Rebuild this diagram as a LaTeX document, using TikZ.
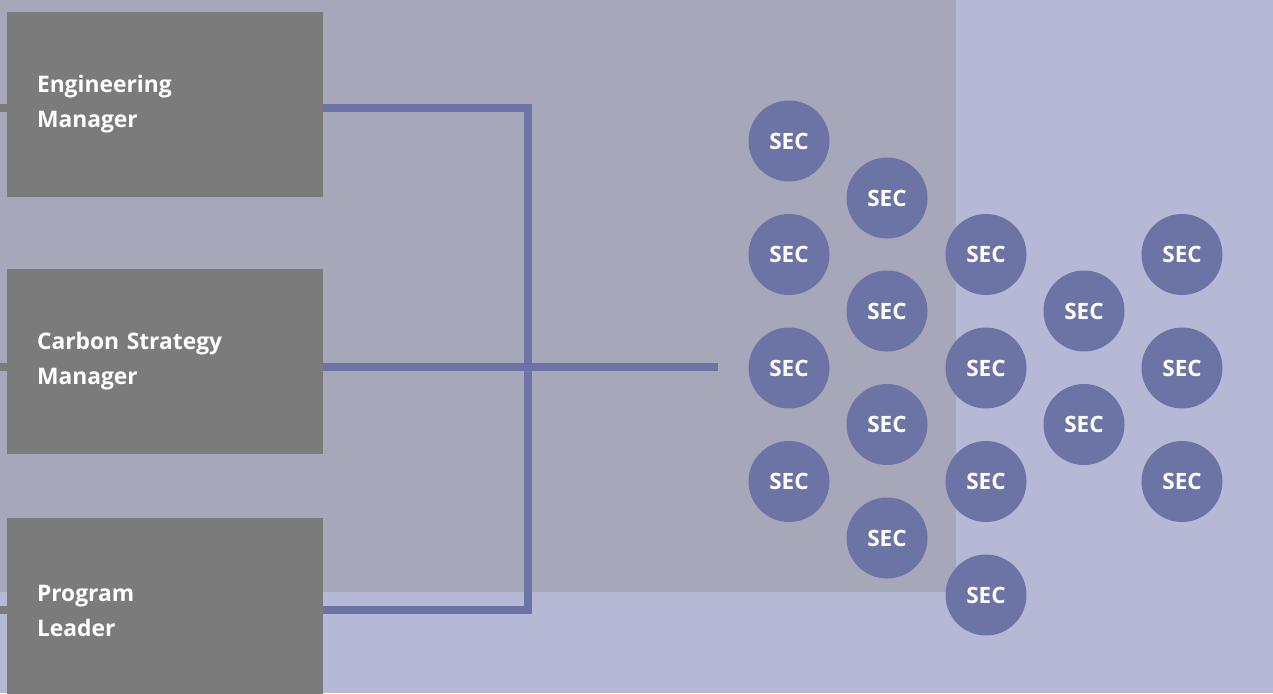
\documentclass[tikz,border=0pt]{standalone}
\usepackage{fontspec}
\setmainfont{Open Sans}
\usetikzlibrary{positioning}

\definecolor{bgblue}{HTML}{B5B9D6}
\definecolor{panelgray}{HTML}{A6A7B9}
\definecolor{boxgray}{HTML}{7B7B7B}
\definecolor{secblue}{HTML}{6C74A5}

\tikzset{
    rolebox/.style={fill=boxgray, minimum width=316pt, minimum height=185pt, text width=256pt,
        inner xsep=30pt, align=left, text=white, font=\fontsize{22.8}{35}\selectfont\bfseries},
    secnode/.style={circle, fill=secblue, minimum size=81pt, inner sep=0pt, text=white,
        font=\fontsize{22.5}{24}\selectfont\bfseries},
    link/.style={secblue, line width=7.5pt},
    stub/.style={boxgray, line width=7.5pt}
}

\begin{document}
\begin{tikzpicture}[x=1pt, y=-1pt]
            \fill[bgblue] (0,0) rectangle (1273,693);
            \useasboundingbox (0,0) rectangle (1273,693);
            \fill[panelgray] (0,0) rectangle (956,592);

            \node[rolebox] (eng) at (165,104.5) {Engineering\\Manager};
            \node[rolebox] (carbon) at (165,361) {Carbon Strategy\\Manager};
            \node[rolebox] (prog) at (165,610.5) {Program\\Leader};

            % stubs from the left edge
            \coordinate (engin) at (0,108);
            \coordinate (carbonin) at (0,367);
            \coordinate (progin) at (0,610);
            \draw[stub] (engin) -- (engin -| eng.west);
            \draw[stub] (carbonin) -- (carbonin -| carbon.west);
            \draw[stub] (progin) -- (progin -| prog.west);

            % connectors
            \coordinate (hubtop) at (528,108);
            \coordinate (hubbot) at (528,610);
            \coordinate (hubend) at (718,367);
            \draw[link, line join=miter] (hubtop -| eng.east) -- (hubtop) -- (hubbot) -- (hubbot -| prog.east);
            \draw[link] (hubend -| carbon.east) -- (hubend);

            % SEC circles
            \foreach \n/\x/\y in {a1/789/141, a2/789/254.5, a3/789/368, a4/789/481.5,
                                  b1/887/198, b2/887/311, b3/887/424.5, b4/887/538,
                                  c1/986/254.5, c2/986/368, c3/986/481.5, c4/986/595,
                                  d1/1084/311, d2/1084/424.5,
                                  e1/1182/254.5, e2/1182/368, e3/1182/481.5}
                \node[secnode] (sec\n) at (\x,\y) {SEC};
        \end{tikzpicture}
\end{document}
━━━
• **STATED EXERCISE**
Repeat the listing above up to and including the line with "(progin -| prog.west);", starting from its first line. Drop any pictures.

• **EXPECTED ANSWER**
Rebuild this diagram as a LaTeX document, using TikZ.
\documentclass[tikz,border=0pt]{standalone}
\usepackage{fontspec}
\setmainfont{Open Sans}
\usetikzlibrary{positioning}

\definecolor{bgblue}{HTML}{B5B9D6}
\definecolor{panelgray}{HTML}{A6A7B9}
\definecolor{boxgray}{HTML}{7B7B7B}
\definecolor{secblue}{HTML}{6C74A5}

\tikzset{
    rolebox/.style={fill=boxgray, minimum width=316pt, minimum height=185pt, text width=256pt,
        inner xsep=30pt, align=left, text=white, font=\fontsize{22.8}{35}\selectfont\bfseries},
    secnode/.style={circle, fill=secblue, minimum size=81pt, inner sep=0pt, text=white,
        font=\fontsize{22.5}{24}\selectfont\bfseries},
    link/.style={secblue, line width=7.5pt},
    stub/.style={boxgray, line width=7.5pt}
}

\begin{document}
\begin{tikzpicture}[x=1pt, y=-1pt]
            \fill[bgblue] (0,0) rectangle (1273,693);
            \useasboundingbox (0,0) rectangle (1273,693);
            \fill[panelgray] (0,0) rectangle (956,592);

            \node[rolebox] (eng) at (165,104.5) {Engineering\\Manager};
            \node[rolebox] (carbon) at (165,361) {Carbon Strategy\\Manager};
            \node[rolebox] (prog) at (165,610.5) {Program\\Leader};

            % stubs from the left edge
            \coordinate (engin) at (0,108);
            \coordinate (carbonin) at (0,367);
            \coordinate (progin) at (0,610);
            \draw[stub] (engin) -- (engin -| eng.west);
            \draw[stub] (carbonin) -- (carbonin -| carbon.west);
            \draw[stub] (progin) -- (progin -| prog.west);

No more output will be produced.